A shared RCD shouldn’t be used for an inverter supply (and the feed backwards) for the reason you give.
The inverter will shut down if mains fails but not quickly enough to ensure disconnection times are met.
 
A shared RCD shouldn’t be used for an inverter supply (and the feed backwards) for the reason you give.
The inverter will shut down if mains fails but not quickly enough to ensure disconnection times are met.
Ah so the inverter shuts down anyway, so lets say you are filling an electric kettle and are touching the kettle and a grounded tap, the kettle has an earth fault so the RCD trips, you get a slight shock but the majority of the fault current goes via the earth wire, what then happens with the inverter power that is still there, is there still a path for it through you and the tap? lets say its a TNS system with separate earth and neutral supplies so they aren't connected together at the cut out point.
 
I would add you should check the manufacturer's instructions for suitable RCD protection.

A friend of mine had one fitted but lost out a lot of money as the 30mA RCD would trip and they would not spot it. I checked and found it wired in SWA so no additional protection needed, and MI suggested 100mA or 300mA AC type S as suitable so fitted cheapest 100mA S-type one I could find and it was fine since then.
 
can it just be fed of an RCBO before any other RCD's/RCBO's
I would say it has to be a dedicated circuit. Check to see if N-switching is needed though, personally I would treat it as for EV and have N-switching in all cases, but if no RCBO to fit the CU that has that feature, maybe the MI says not needed.
 
Finally I would add that some PV inverters / battery chargers are designed to work off-grid should the supply fail, rather like a large UPS, so the installation has it own power island. They probably also link N-E and isolate incoming L & N under such conditions and they ought to be in-line between the supply and sustained load(s) so they can do that switch over, etc.
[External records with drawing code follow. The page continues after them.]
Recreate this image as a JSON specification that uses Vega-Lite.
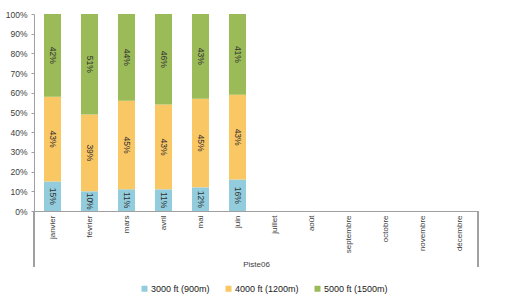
{
  "$schema": "https://vega.github.io/schema/vega-lite/v6.json",
  "width": 444,
  "height": 197,
  "autosize": {"type": "none"},
  "padding": {"left": 34, "top": 14, "right": 52, "bottom": 94},
  "background": "white",
  "config": {
    "view": {"stroke": null},
    "font": "Liberation Sans",
    "axis": {"labelFont": "Liberation Sans", "titleFont": "Liberation Sans"},
    "axisY": {
      "labelOverlap": false,
      "labelFontSize": 8.5,
      "labelColor": "#404040",
      "labelPadding": 4,
      "tickSize": 3,
      "tickColor": "#a0a0a0",
      "domainColor": "#a0a0a0",
      "grid": false
    },
    "legend": {"labelFont": "Liberation Sans"}
  },
  "data": {
    "values": [
      {"month": "janvier", "serie": "3000 ft (900m)", "value": 0.15},
      {"month": "janvier", "serie": "4000 ft (1200m)", "value": 0.43},
      {"month": "janvier", "serie": "5000 ft (1500m)", "value": 0.42},
      {"month": "février", "serie": "3000 ft (900m)", "value": 0.10},
      {"month": "février", "serie": "4000 ft (1200m)", "value": 0.39},
      {"month": "février", "serie": "5000 ft (1500m)", "value": 0.51},
      {"month": "mars", "serie": "3000 ft (900m)", "value": 0.11},
      {"month": "mars", "serie": "4000 ft (1200m)", "value": 0.45},
      {"month": "mars", "serie": "5000 ft (1500m)", "value": 0.44},
      {"month": "avril", "serie": "3000 ft (900m)", "value": 0.11},
      {"month": "avril", "serie": "4000 ft (1200m)", "value": 0.43},
      {"month": "avril", "serie": "5000 ft (1500m)", "value": 0.46},
      {"month": "mai", "serie": "3000 ft (900m)", "value": 0.12},
      {"month": "mai", "serie": "4000 ft (1200m)", "value": 0.45},
      {"month": "mai", "serie": "5000 ft (1500m)", "value": 0.43},
      {"month": "juin", "serie": "3000 ft (900m)", "value": 0.16},
      {"month": "juin", "serie": "4000 ft (1200m)", "value": 0.43},
      {"month": "juin", "serie": "5000 ft (1500m)", "value": 0.41}
    ]
  },
  "encoding": {
    "x": {
      "field": "month",
      "type": "nominal",
      "scale": {
        "domain": ["janvier", "février", "mars", "avril", "mai", "juin", "juillet", "août", "septembre", "octobre", "novembre", "décembre"],
        "paddingInner": 0,
        "paddingOuter": 0
      },
      "axis": {
        "title": "Piste06",
        "titleFontSize": 8,
        "titleFontWeight": "normal",
        "titleColor": "#404040",
        "titlePadding": 8,
        "labelAngle": 270,
        "labelAlign": "right",
        "labelBaseline": "middle",
        "labelPadding": 4,
        "labelFontSize": 8,
        "labelColor": "#404040",
        "ticks": false,
        "domainColor": "#a0a0a0"
      }
    }
  },
  "layer": [
    {
      "mark": {"type": "bar", "width": {"band": 0.46}},
      "encoding": {
        "y": {
          "field": "value",
          "type": "quantitative",
          "stack": "normalize",
          "scale": {"domain": [0, 1]},
          "axis": {
            "title": null,
            "format": ".0%",
            "values": [0, 0.1, 0.2, 0.3, 0.4, 0.5, 0.6, 0.7, 0.8, 0.9, 1]
          }
        },
        "order": {"field": "serie", "sort": "ascending"},
        "color": {
          "field": "serie",
          "type": "nominal",
          "scale": {
            "domain": ["3000 ft (900m)", "4000 ft (1200m)", "5000 ft (1500m)"],
            "range": ["#93CDDD", "#FAC765", "#9BBB59"]
          },
          "legend": {
            "title": null,
            "orient": "none",
            "direction": "horizontal",
            "legendX": 106,
            "legendY": 270,
            "symbolType": "square",
            "symbolSize": 36,
            "symbolStrokeWidth": 0,
            "labelFontSize": 9,
            "labelColor": "#202020",
            "labelOffset": 2,
            "columnPadding": 14
          }
        }
      }
    },
    {
      "transform": [
        {"stack": "value", "groupby": ["month"], "sort": [{"field": "serie"}], "offset": "normalize", "as": ["y0", "y1"]},
        {"calculate": "(datum.y0 + datum.y1) / 2", "as": "mid"}
      ],
      "mark": {"type": "text", "angle": 90, "fontSize": 8.5, "color": "#303030", "baseline": "middle", "align": "center"},
      "encoding": {
        "y": {
          "field": "mid",
          "type": "quantitative",
          "axis": {
            "title": null,
            "format": ".0%",
            "values": [0, 0.1, 0.2, 0.3, 0.4, 0.5, 0.6, 0.7, 0.8, 0.9, 1]
          }
        },
        "text": {"field": "value", "type": "quantitative", "format": ".0%"}
      }
    },
    {
      "mark": {"type": "rule", "color": "#a0a0a0", "strokeWidth": 1},
      "encoding": {
        "x": {"datum": "janvier", "bandPosition": 0},
        "y": {
          "datum": 0,
          "type": "quantitative",
          "axis": {
            "title": null,
            "format": ".0%",
            "values": [0, 0.1, 0.2, 0.3, 0.4, 0.5, 0.6, 0.7, 0.8, 0.9, 1]
          }
        },
        "y2": {"datum": -0.284}
      }
    },
    {
      "mark": {"type": "rule", "color": "#a0a0a0", "strokeWidth": 1},
      "encoding": {
        "x": {"datum": "décembre", "bandPosition": 1},
        "y": {
          "datum": 0,
          "type": "quantitative",
          "axis": {
            "title": null,
            "format": ".0%",
            "values": [0, 0.1, 0.2, 0.3, 0.4, 0.5, 0.6, 0.7, 0.8, 0.9, 1]
          }
        },
        "y2": {"datum": -0.284}
      }
    }
  ]
}
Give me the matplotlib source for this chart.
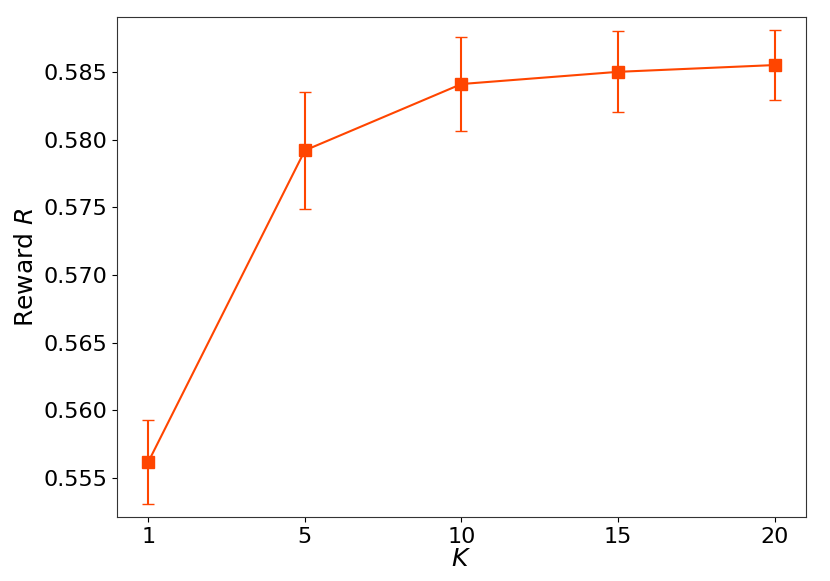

That is not such a common setup to see I'm guessing.
 
I've done the board change on this now, what a lash up it was before, old 16th board hacked into a dual RCD one, think they have taken the main switch out and put it in an enclosure outside the CU, then bodged another RCD into the unit and bridged the two.

s1.jpg


Solar wired in T&E but it needed to go through a meter so just strip it back until you get singles, great idea. L&N to meter, cpc to consumer unit.

s2.jpg


s3.jpg


I did what I could with bits in the van.

s4.jpg


However is it wired right? the way they had done it was the feed from the inverter went to the meter input first, then out of the meter into the isolator and then to the MCB. I thought that was wrong and the inverter feed should go to the AC isolator first. That way if you want to work on the meter you can switch the isolator and MCB off and its totally isolated but I might be wrong.

Also the T&E to the inverter is in trunking so I don't think it needs any sort of RCD so for now I've just put it on the unprotected side, I've not even found the inverter yet let alone know what make it is so have no idea of any specs, I suspect its in the roof void somewhere but its a biddy bungalow, the roof is extremely low and I'm extremely big and the loft hatch is in the lowest bit of the roof.